* _Recorded data_:
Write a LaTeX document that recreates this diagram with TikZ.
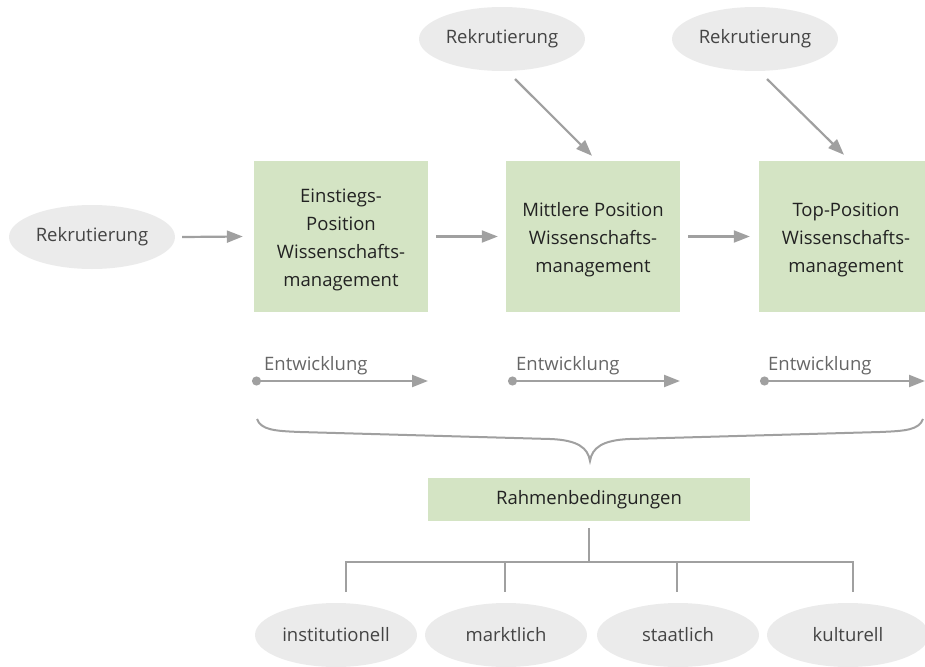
\documentclass[tikz,border=0pt]{standalone}
\usepackage{fontspec}
\setmainfont{Open Sans}
\usetikzlibrary{arrows.meta,shapes.geometric}
\definecolor{boxgreen}{HTML}{D4E4C4}
\definecolor{ellgray}{HTML}{EBEBEB}
\definecolor{linegray}{HTML}{A0A0A0}
\definecolor{txtdark}{HTML}{222222}
\definecolor{txtmid}{HTML}{444444}
\definecolor{txtlight}{HTML}{666666}
\tikzset{
  posbox/.style={rectangle, fill=boxgreen, minimum width=174pt, minimum height=151pt, inner sep=0pt},
  postext/.style={align=center, inner sep=0pt, text=txtdark, font=\fontsize{18.5}{28}\selectfont},
  ellnode/.style={ellipse, fill=ellgray, minimum width=166pt, minimum height=64pt, inner sep=0pt,
     text=txtmid, font=\fontsize{18.5}{22}\selectfont},
  flow/.style={draw=linegray, line width=2.2pt, -{Triangle[length=16pt,width=12pt]}},
  devline/.style={draw=linegray, line width=2.2pt, {Circle[length=9pt]}-{Triangle[length=16pt,width=12pt]}},
  devlabel/.style={anchor=base west, inner sep=0pt, text=txtlight, font=\fontsize{18.5}{22}\selectfont},
  tree/.style={draw=linegray, line width=2pt},
}
\begin{document}
\begin{tikzpicture}[x=1pt,y=-1pt]
\useasboundingbox (0,0) rectangle (925,666);
\clip (0,0) rectangle (925,666);
% recruitment ellipses
\node[ellnode] (r0) at (92,237) {Rekrutierung};
\node[ellnode] (r2) at (502,39) {Rekrutierung};
\node[ellnode] (r3) at (755,39) {Rekrutierung};
% position boxes
\node[posbox] (p1) at (341,236.5) {};
\node[posbox] (p2) at (593,236.5) {};
\node[posbox] (p3) at (846,236.5) {};
\node[postext] (p1t) at ([yshift=-3pt]p1.center) {Einstiegs-\\Position\\Wissenschafts-\\management};
\node[postext] (p2t) at ([yshift=-3pt]p2.center) {Mittlere Position\\Wissenschafts-\\management};
\node[postext] (p3t) at ([yshift=-3pt]p3.center) {Top-Position\\Wissenschafts-\\management};
% horizontal arrows
\draw[flow] ([xshift=7pt]r0.east) -- ([xshift=-11pt]p1.west);
\draw[flow] ([xshift=8pt]p1.east) -- ([xshift=-8pt]p2.west);
\draw[flow] ([xshift=8pt]p2.east) -- ([xshift=-9pt]p3.west);
% diagonal arrows
\coordinate (d2s) at (515,79);
\coordinate (d3s) at (767,79);
\draw[flow] (d2s) -- ([xshift=-1pt,yshift=5pt]p2.north);
\draw[flow] (d3s) -- ([xshift=-2pt,yshift=6pt]p3.north);
% development
\node[devlabel] (e1) at (264,370) {Entwicklung};
\node[devlabel] (e2) at (516,370) {Entwicklung};
\node[devlabel] (e3) at (768,370) {Entwicklung};
\coordinate (e1s) at (252,381); \coordinate (e1e) at (428,381);
\coordinate (e2s) at (508,381); \coordinate (e2e) at (680,381);
\coordinate (e3s) at (760,381); \coordinate (e3e) at (925,381);
\draw[devline] (e1s) -- (e1e);
\draw[devline] (e2s) -- (e2e);
\draw[devline] (e3s) -- (e3e);
% brace
\coordinate (bl) at (257,419);
\coordinate (bt) at (590,461);
\coordinate (br) at (923,419);
\draw[draw=linegray, line width=2pt]
  (bl) .. controls (261,430) and (275,431) .. (300,432)
  -- (550,439) .. controls (578,440) and (588,448) .. (bt)
  .. controls (592,448) and (602,440) .. (630,439)
  -- (880,432) .. controls (905,431) and (919,430) .. (br);
% Rahmenbedingungen
\node[rectangle, fill=boxgreen, minimum width=322pt, minimum height=43pt, inner sep=0pt,
  text=txtdark, font=\fontsize{18.5}{22}\selectfont] (rb) at (589,499.5) {Rahmenbedingungen};
% bottom ellipses
\node[ellnode, minimum width=162pt] (b1) at (336,635) {institutionell};
\node[ellnode, minimum width=162pt] (b2) at (506,635) {marktlich};
\node[ellnode, minimum width=162pt] (b3) at (678,635) {staatlich};
\node[ellnode, minimum width=162pt] (b4) at (848,635) {kulturell};
% tree
\coordinate (tj) at (589,562);
\coordinate (t1) at (346,562); \coordinate (t2) at (505,562);
\coordinate (t3) at (677,562); \coordinate (t4) at (853,562);
\coordinate (u1) at (346,592); \coordinate (u2) at (505,592);
\coordinate (u3) at (677,592); \coordinate (u4) at (853,592);
\draw[tree] ([yshift=-7pt]rb.south) -- (tj);
\draw[tree] (u1) -- (t1) -- (t4) -- (u4);
\draw[tree] (t2) -- (u2);
\draw[tree] (t3) -- (u3);
\end{tikzpicture}
\end{document}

* _Task statement_: Omit the pictures, then output the rest of the listing exactly.

* _Answer to the exercise_:
Write a LaTeX document that recreates this diagram with TikZ.
\documentclass[tikz,border=0pt]{standalone}
\usepackage{fontspec}
\setmainfont{Open Sans}
\usetikzlibrary{arrows.meta,shapes.geometric}
\definecolor{boxgreen}{HTML}{D4E4C4}
\definecolor{ellgray}{HTML}{EBEBEB}
\definecolor{linegray}{HTML}{A0A0A0}
\definecolor{txtdark}{HTML}{222222}
\definecolor{txtmid}{HTML}{444444}
\definecolor{txtlight}{HTML}{666666}
\tikzset{
  posbox/.style={rectangle, fill=boxgreen, minimum width=174pt, minimum height=151pt, inner sep=0pt},
  postext/.style={align=center, inner sep=0pt, text=txtdark, font=\fontsize{18.5}{28}\selectfont},
  ellnode/.style={ellipse, fill=ellgray, minimum width=166pt, minimum height=64pt, inner sep=0pt,
     text=txtmid, font=\fontsize{18.5}{22}\selectfont},
  flow/.style={draw=linegray, line width=2.2pt, -{Triangle[length=16pt,width=12pt]}},
  devline/.style={draw=linegray, line width=2.2pt, {Circle[length=9pt]}-{Triangle[length=16pt,width=12pt]}},
  devlabel/.style={anchor=base west, inner sep=0pt, text=txtlight, font=\fontsize{18.5}{22}\selectfont},
  tree/.style={draw=linegray, line width=2pt},
}
\begin{document}
\begin{tikzpicture}[x=1pt,y=-1pt]
\useasboundingbox (0,0) rectangle (925,666);
\clip (0,0) rectangle (925,666);
% recruitment ellipses
\node[ellnode] (r0) at (92,237) {Rekrutierung};
\node[ellnode] (r2) at (502,39) {Rekrutierung};
\node[ellnode] (r3) at (755,39) {Rekrutierung};
% position boxes
\node[posbox] (p1) at (341,236.5) {};
\node[posbox] (p2) at (593,236.5) {};
\node[posbox] (p3) at (846,236.5) {};
\node[postext] (p1t) at ([yshift=-3pt]p1.center) {Einstiegs-\\Position\\Wissenschafts-\\management};
\node[postext] (p2t) at ([yshift=-3pt]p2.center) {Mittlere Position\\Wissenschafts-\\management};
\node[postext] (p3t) at ([yshift=-3pt]p3.center) {Top-Position\\Wissenschafts-\\management};
% horizontal arrows
\draw[flow] ([xshift=7pt]r0.east) -- ([xshift=-11pt]p1.west);
\draw[flow] ([xshift=8pt]p1.east) -- ([xshift=-8pt]p2.west);
\draw[flow] ([xshift=8pt]p2.east) -- ([xshift=-9pt]p3.west);
% diagonal arrows
\coordinate (d2s) at (515,79);
\coordinate (d3s) at (767,79);
\draw[flow] (d2s) -- ([xshift=-1pt,yshift=5pt]p2.north);
\draw[flow] (d3s) -- ([xshift=-2pt,yshift=6pt]p3.north);
% development
\node[devlabel] (e1) at (264,370) {Entwicklung};
\node[devlabel] (e2) at (516,370) {Entwicklung};
\node[devlabel] (e3) at (768,370) {Entwicklung};
\coordinate (e1s) at (252,381); \coordinate (e1e) at (428,381);
\coordinate (e2s) at (508,381); \coordinate (e2e) at (680,381);
\coordinate (e3s) at (760,381); \coordinate (e3e) at (925,381);
\draw[devline] (e1s) -- (e1e);
\draw[devline] (e2s) -- (e2e);
\draw[devline] (e3s) -- (e3e);
% brace
\coordinate (bl) at (257,419);
\coordinate (bt) at (590,461);
\coordinate (br) at (923,419);
\draw[draw=linegray, line width=2pt]
  (bl) .. controls (261,430) and (275,431) .. (300,432)
  -- (550,439) .. controls (578,440) and (588,448) .. (bt)
  .. controls (592,448) and (602,440) .. (630,439)
  -- (880,432) .. controls (905,431) and (919,430) .. (br);
% Rahmenbedingungen
\node[rectangle, fill=boxgreen, minimum width=322pt, minimum height=43pt, inner sep=0pt,
  text=txtdark, font=\fontsize{18.5}{22}\selectfont] (rb) at (589,499.5) {Rahmenbedingungen};
% bottom ellipses
\node[ellnode, minimum width=162pt] (b1) at (336,635) {institutionell};
\node[ellnode, minimum width=162pt] (b2) at (506,635) {marktlich};
\node[ellnode, minimum width=162pt] (b3) at (678,635) {staatlich};
\node[ellnode, minimum width=162pt] (b4) at (848,635) {kulturell};
% tree
\coordinate (tj) at (589,562);
\coordinate (t1) at (346,562); \coordinate (t2) at (505,562);
\coordinate (t3) at (677,562); \coordinate (t4) at (853,562);
\coordinate (u1) at (346,592); \coordinate (u2) at (505,592);
\coordinate (u3) at (677,592); \coordinate (u4) at (853,592);
\draw[tree] ([yshift=-7pt]rb.south) -- (tj);
\draw[tree] (u1) -- (t1) -- (t4) -- (u4);
\draw[tree] (t2) -- (u2);
\draw[tree] (t3) -- (u3);
\end{tikzpicture}
\end{document}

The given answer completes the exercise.